A lot of people don’t give credit to Black Twitter and Black creators on TikTok. Do you hope that through your art and as an artist, you can help celebrate people that often get overlooked?


I definitely hope that my art does that and I definitely want to make sure that I celebrate all of the things in Black culture that are obscure and weird and different. I want to make sure I celebrate all of the things, not the normal popular things that are going on in Black culture, but the subculture of Blackness, I want to make sure I celebrate it always.

What do you think Atlanta represents as a TV show, in pop culture and Black art overall?

Even though it’s really crazy and it’s weird, I feel like it really represents the truth. I feel like it represents the multidimensional nature of Blackness and how many different ways it can exist. I feel like, for so long in films and TV shows, Black people have been a caricature of Blackness until recently with something Issa Rae’s shows and Donald Glover. So I feel like it just represents the truth, which I really appreciate.

This is the kind of show that we’ll talk about 20 years from now. And your art is going to be forever attached to season three.
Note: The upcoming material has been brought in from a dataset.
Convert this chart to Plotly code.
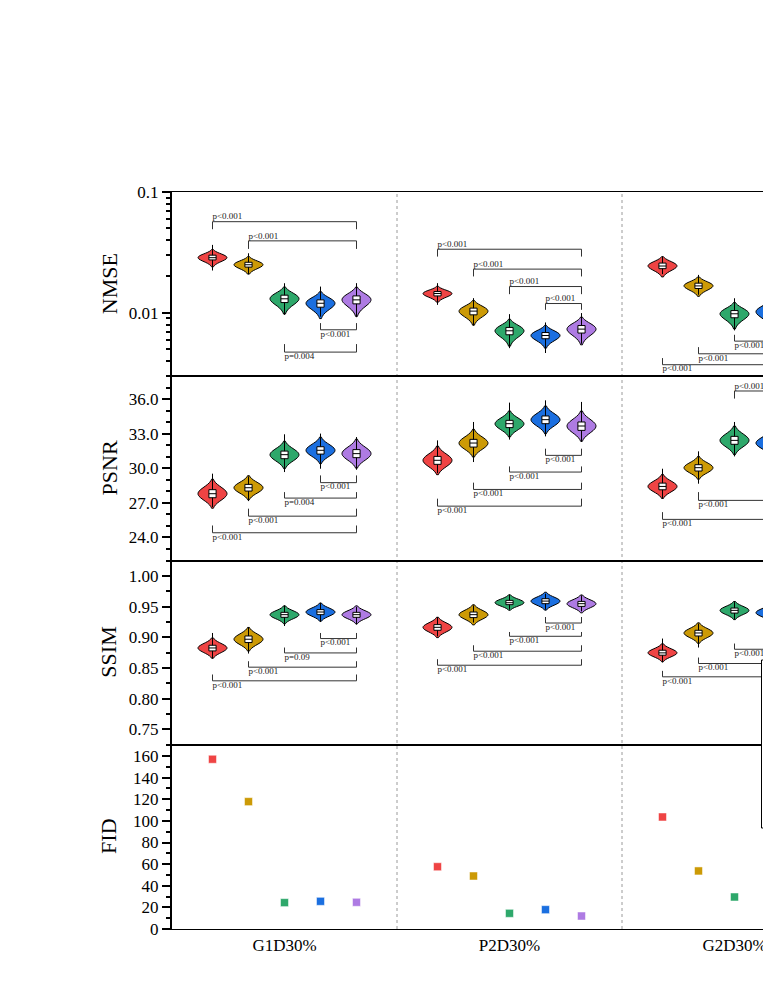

What is that like for you?


Like I’m an artist. Like I did it. I’m going to feel real good. We’re in a very special, rare time where we can document so many people who never would’ve been documented.

For any younger artists who are maybe feeling like there is no space for them in the art world, what would you say to them?

I would say to them to get more creative because art is infinite. There’s infinite space for art. If you are an artist that feels like there’s no space for you in the art world, you’re thinking too small as an artist. There’s more than enough space for you. There’s infinite space. Creativity has no limits or bounds.